Praemium has reported a 53% drop in its half-yearly net inflows, which fell to $1,016 million from $2,186 million, for the December 2022 half-year results.

The firm also confirmed that its separately managed accounts (SMA) half-yearly net inflows slipped 50% to $670 million while Powerwrap half-yearly net inflows stood at $346 million and were down 59%.

In the announcement made to the Australian Securities Exchange (ASX), Praemium said that the market movement for the half-year to 31 December 2022 represented approximately 2.2% of the value of platform FUA (funds under administration) as at 30 June 2022.

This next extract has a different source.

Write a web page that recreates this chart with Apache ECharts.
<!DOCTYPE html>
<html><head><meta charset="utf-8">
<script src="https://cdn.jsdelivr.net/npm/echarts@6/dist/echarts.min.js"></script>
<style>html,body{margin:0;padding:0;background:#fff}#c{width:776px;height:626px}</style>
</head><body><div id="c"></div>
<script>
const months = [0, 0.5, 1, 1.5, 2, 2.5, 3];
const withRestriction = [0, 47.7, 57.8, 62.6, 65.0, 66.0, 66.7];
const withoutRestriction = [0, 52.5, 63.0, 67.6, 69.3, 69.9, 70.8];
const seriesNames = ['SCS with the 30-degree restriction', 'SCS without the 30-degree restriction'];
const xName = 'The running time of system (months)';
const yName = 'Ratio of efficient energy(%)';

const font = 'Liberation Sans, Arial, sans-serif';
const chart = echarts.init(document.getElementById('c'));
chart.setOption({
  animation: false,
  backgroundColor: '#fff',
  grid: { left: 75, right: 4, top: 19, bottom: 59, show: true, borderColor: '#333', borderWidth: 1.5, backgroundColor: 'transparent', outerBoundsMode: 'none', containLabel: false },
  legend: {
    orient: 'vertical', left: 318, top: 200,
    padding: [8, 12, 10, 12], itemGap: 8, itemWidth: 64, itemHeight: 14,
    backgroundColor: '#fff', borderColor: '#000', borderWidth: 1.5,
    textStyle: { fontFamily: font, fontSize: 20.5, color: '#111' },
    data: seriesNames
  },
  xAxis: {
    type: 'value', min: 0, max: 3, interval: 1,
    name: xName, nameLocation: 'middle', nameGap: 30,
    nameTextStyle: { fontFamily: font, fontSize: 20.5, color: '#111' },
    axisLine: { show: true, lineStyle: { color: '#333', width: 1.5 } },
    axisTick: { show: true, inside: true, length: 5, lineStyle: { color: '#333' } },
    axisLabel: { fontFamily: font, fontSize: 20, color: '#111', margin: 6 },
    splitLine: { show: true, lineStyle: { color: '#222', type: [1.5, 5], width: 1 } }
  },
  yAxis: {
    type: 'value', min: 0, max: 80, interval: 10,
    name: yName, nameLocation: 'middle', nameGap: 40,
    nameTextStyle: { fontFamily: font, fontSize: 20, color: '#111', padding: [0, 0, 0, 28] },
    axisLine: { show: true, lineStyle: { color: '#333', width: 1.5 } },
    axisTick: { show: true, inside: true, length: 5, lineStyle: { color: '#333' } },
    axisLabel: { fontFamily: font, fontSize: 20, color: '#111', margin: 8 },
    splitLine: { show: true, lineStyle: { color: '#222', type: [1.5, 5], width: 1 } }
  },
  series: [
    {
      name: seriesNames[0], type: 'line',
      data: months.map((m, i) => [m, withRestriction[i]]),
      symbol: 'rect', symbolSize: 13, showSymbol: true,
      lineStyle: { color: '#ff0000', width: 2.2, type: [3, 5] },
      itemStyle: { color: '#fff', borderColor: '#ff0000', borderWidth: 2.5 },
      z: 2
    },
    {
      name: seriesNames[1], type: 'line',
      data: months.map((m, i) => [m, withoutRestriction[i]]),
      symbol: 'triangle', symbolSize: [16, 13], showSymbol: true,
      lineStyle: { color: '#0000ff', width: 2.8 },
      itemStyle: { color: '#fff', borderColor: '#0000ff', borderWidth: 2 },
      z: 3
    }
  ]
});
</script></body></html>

“Net platform inflows for the December 2022 half-year were augmented by $421 million in positive market movements. This was made up of positive $580 million for the quarter to 31 December 2022 and negative $159 million for the quarter to 30 September 2022,” the firm said.

“It also compares favourably to $528 million in positive market movement for the half-year to 31 December 2021.”

At the same time, total funds under administration (FUA) for the December 2022 half-year increased by 6% to $42.7 billion, followed by an 11% growth for the SMA segment (to $9 billion) and by a 5% growth for Powerwrap which saw its FUA go up to $12 billion.

Commenting about the quarter, Praemium’s chief executive, Anthony Wamsteker, said that investor sentiment had been subdued in the wake of three successive previous quarters of negative markets and high volatility.

“Nevertheless, the December quarter of the 2023 financial year has seen both Powerwrap and Praemium’s SMA scheme continue to generate positive net flows.

“The SMA is our cornerstone product and highest revenue earning service. It achieved rolling annual net inflows of $1.3 billion, including $225 million for the quarter. Its rolling annual net funds flow represents 16% of the starting FUA, an outstanding achievement.

“Powerwrap has returned to a reasonably consistent positive flows contribution. It demonstrates advisers continue to value the enhancements and integration implemented over the course of the prior financial year.”